Such an accusation misrepresents the Bangladeshi people
In a recent episode of the BBC show Impact, BBC News Religious Affairs correspondent Martin Bashir asserted that Bangladeshi’s ruling party, the Awami League, “have openly talked about persecuting Christians” in an effort to “scapegoat that minority community.”
Nothing could be further from the truth.
What is especially disappointing is that an institution as highly regarded as the BBC, with the resources required to test the veracity of claims such as these, allowed such a blatant lie to go unchallenged on air.
The fact that the guest who voices such a blatant falsehood is BBC’s official religious affairs correspondent only makes it worse.
This shows complete ignorance with regards to Bangladesh’s political climate and its current ruling party, who has worked hard to foster pluralism and secularism.
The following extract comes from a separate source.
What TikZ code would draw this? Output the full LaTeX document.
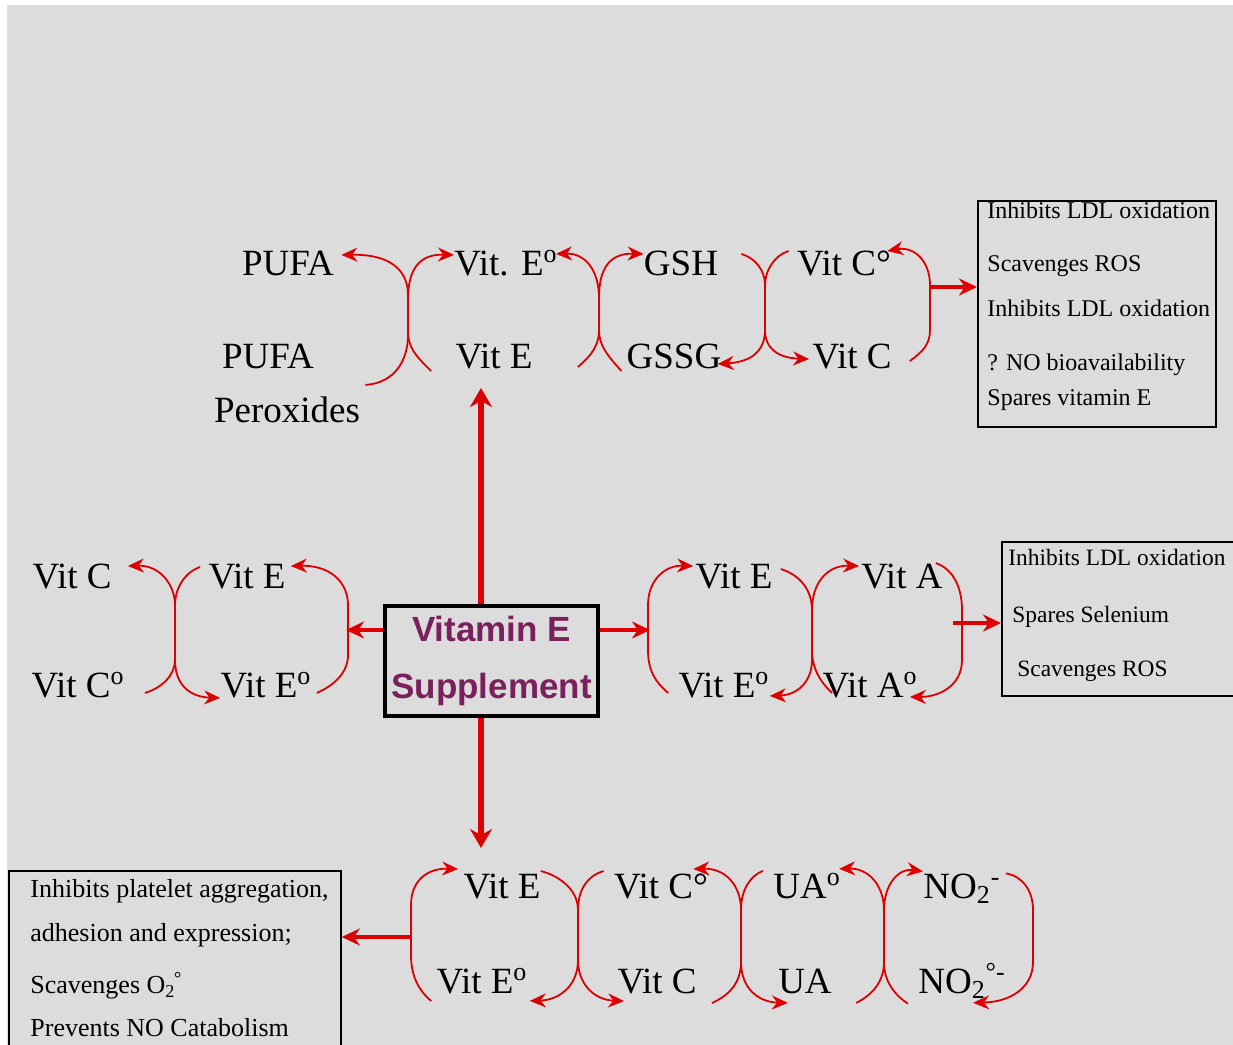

To assert, then, that Awami League politicians have “galvanized their base by charging accusations against religious minorities,” be they Christian or otherwise, is a slap in the face of what Bangladesh, its people, and indeed its ruling party have accomplished in the last decade or so.
Bangladesh has no doubt had its fair share of issues regarding violence against minorities.
But to suggest that such violence is condoned by the government, let alone that it is part of its official modus operandi when it comes to garnering support from the masses misses the mark. Not to mention the fact that such an accusation misrepresents the Bangladeshi people in the most unjust manner possible.
We had expected better of the BBC than to allow such falsehoods to go on air unquestioned.